Tal vez el texto central del libro sea “La cuestión de la identidad en el arte argentino”, aquí Fernández revisa varios conceptos, profundiza en ellos, casi como un legado para las futuras generaciones (lo escribe en 1994), dejándonos un pasaje que funciona como síntesis de su poética: “La permanencia y el cambio, lo general y lo particular, lo centrífugo y lo centrípeto, la necesidad de pertenecer a un medio propio y la urgencia de explorar en busca de experiencias innovativas, determinan un movimiento pendular que genera respuestas nunca definitivas” (p.76).

No quiero cometer excesos hermenéuticos, pero desde sus iniciales  (F.F.) ya se observa una tendencia a la repetición, la insistencia, un vaivén que nos remite a un dato biográfico. En 1956 Fernández se radica en Córdoba para continuar sus estudios y acaba siendo ascensorista en un hotel, dato que a su vez nos remite a otro, tras las continuas amenazas y el cierre del periódico donde trabajaba, Fernández se exilia en México junto a su compañera, Myriam Holgado (a ella pertenece la imagen de la contratapa de La piedra en el estanque), y vuelve con el final de la dictadura. Ida y vuelta, sube y baja. Movimientos, fluctuaciones. No es casual entonces que la editorial Carimbu, con sede en Buenos Aires, haya presentado el libro en Tucumán y en breve se apronte a realizar una segunda presentación en la Capital.  

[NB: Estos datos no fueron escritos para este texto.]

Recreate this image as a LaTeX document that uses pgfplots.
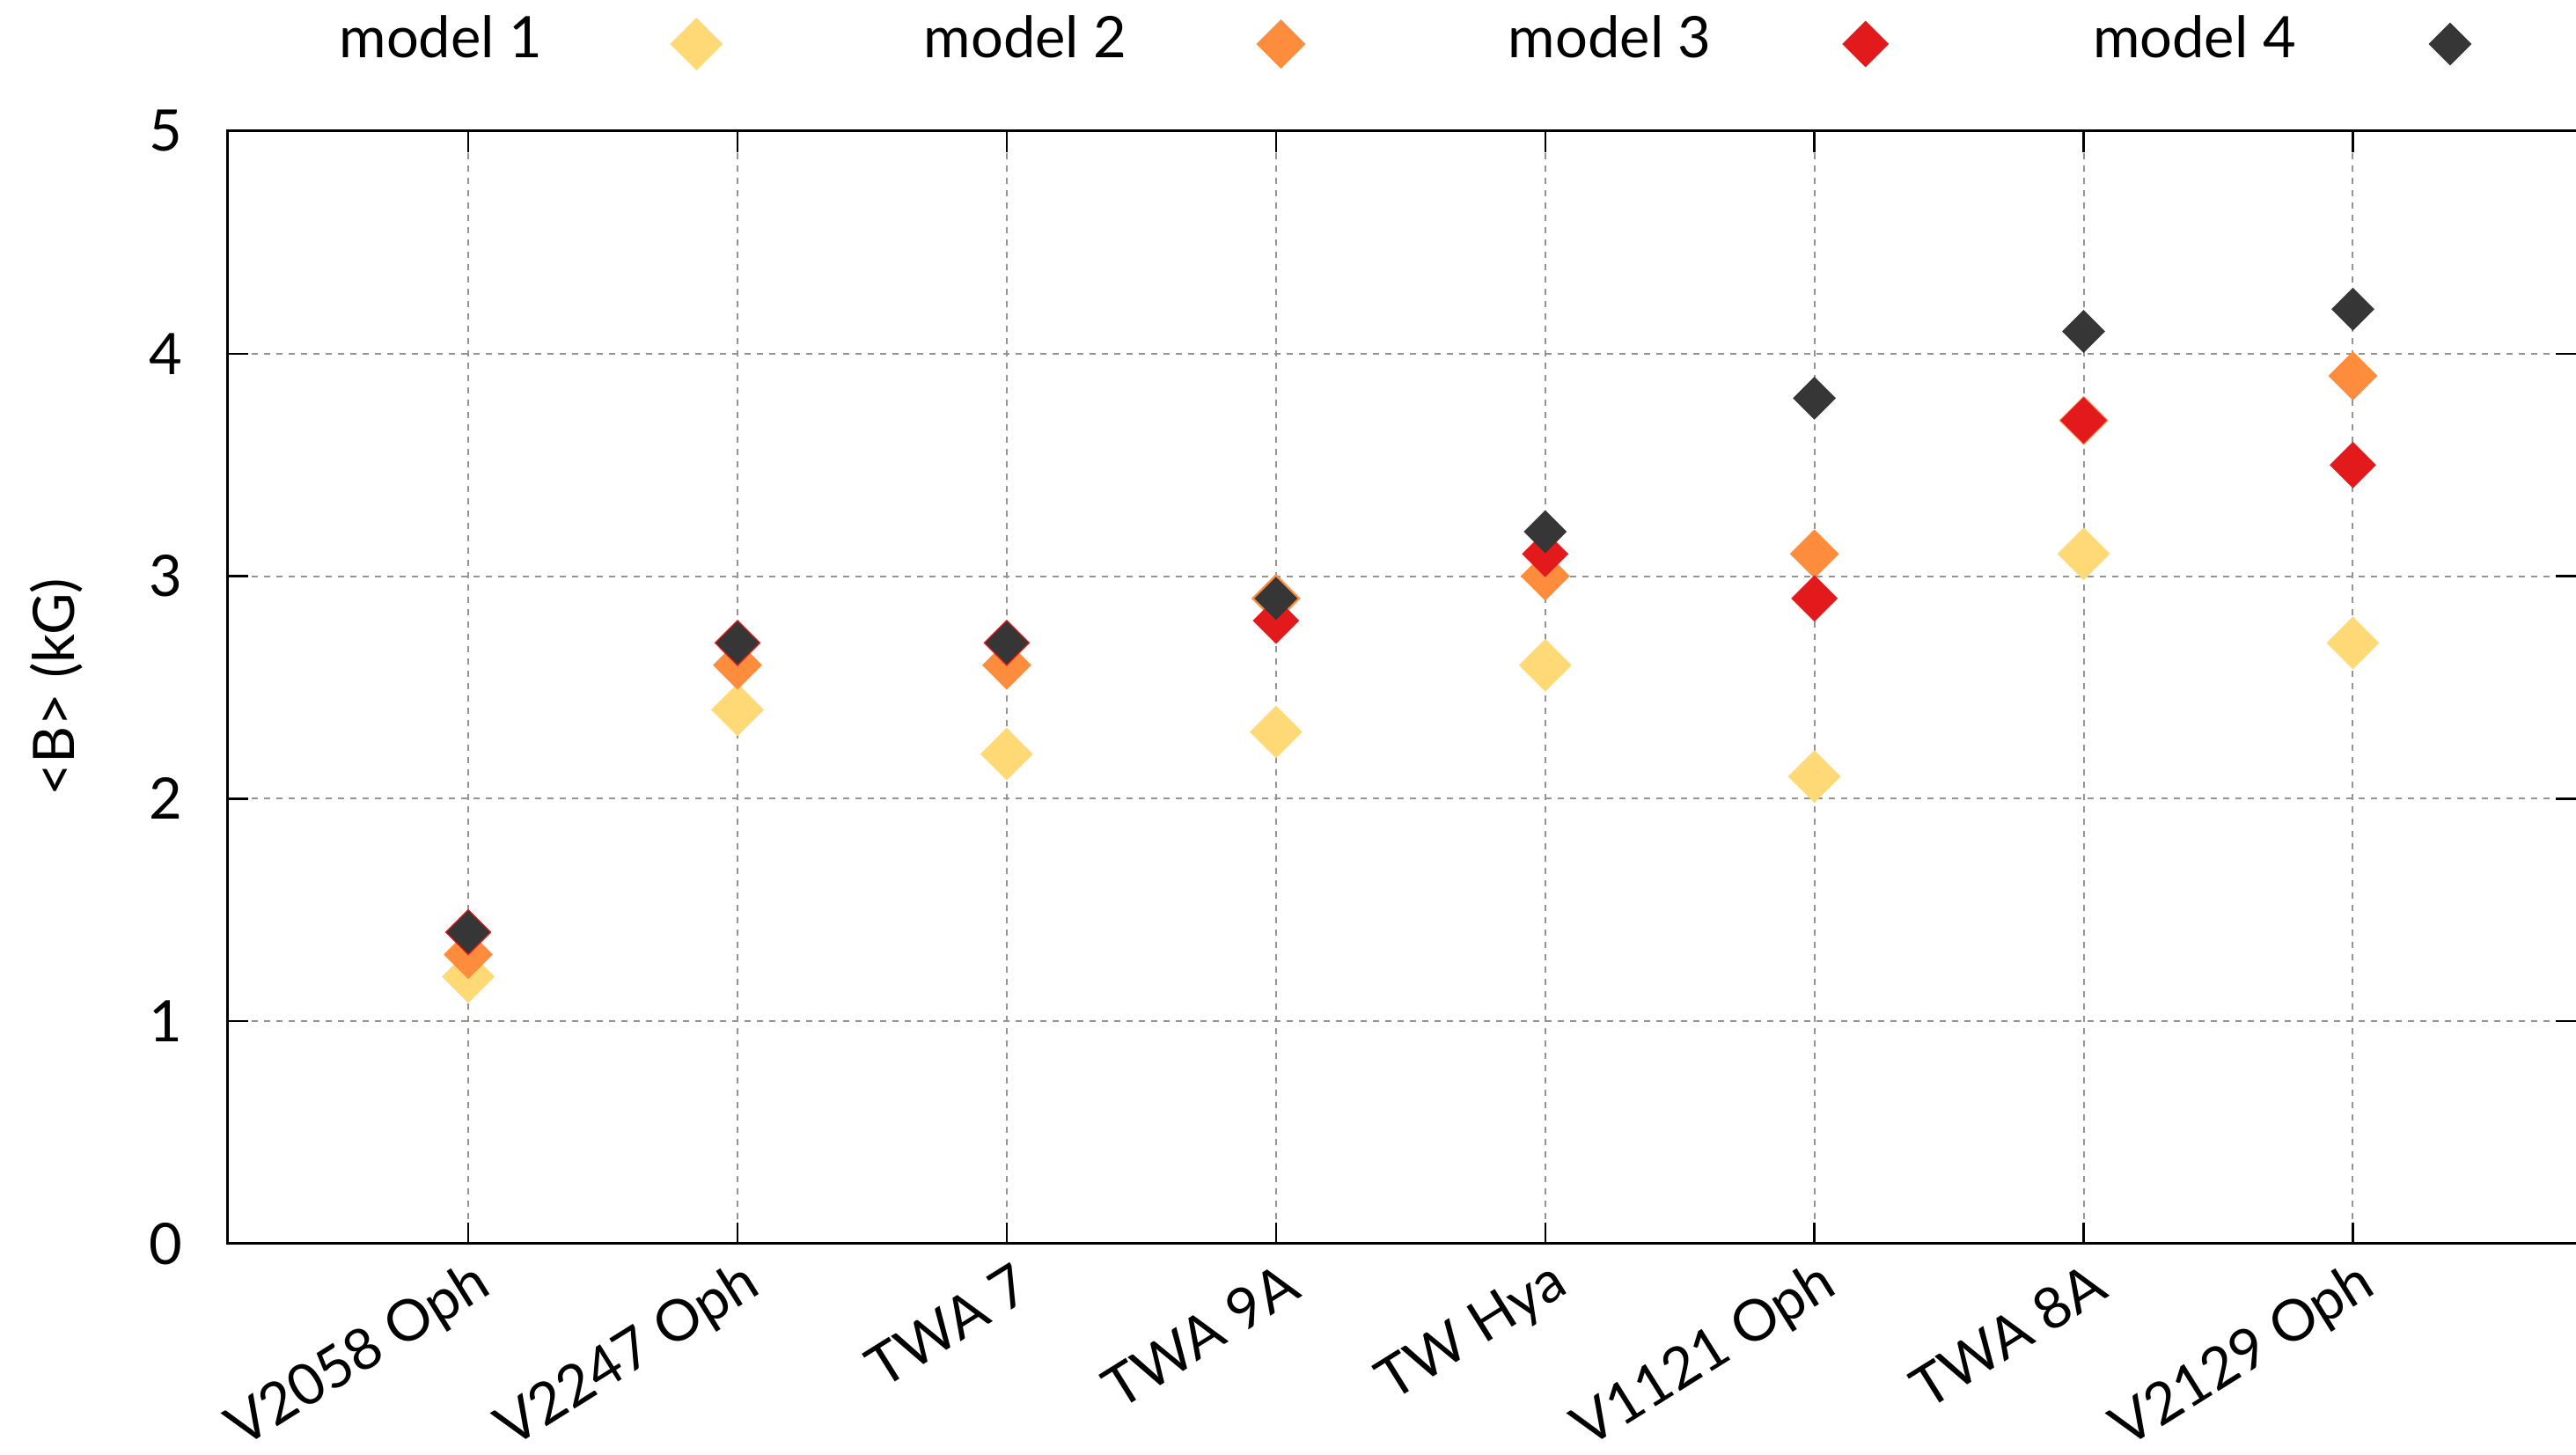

Un episodio pinta de cuerpo entero al crítico. En el marco del Salón Provincial de Tucumán (1966), cuando Fernández debe expresarse públicamente sobre el segundo premio obtenido por su compañera, se excusa: “razones de ética profesional impiden al autor de este comentario referirse a la entrega de dicha artista”. 

Hace poco escribí sobre la compilación de textos de ramona, un ejemplar enorme, con decenas de textos y autores, anclado en el centro cultural del país. El volumen sobre el que hoy escribo pareciera estar en las antípodas, un libro breve, de uno solo autor, desconocido para el gran público del arte centralizado, sin embargo, ambos comparten un núcleo común, el intento de reflexionar sobre las producciones artísticas sin cerrarle la puerta a los cuestionamientos, o, como dice Fernández, “una búsqueda que no cesó nunca, que recomenzó siempre desde el último punto alcanzado para ratificar la diferencia en la reiteración”. 

Una vez más: ¿Cuál es el rol del arte? ¿Qué papel le cabe en la sociedad?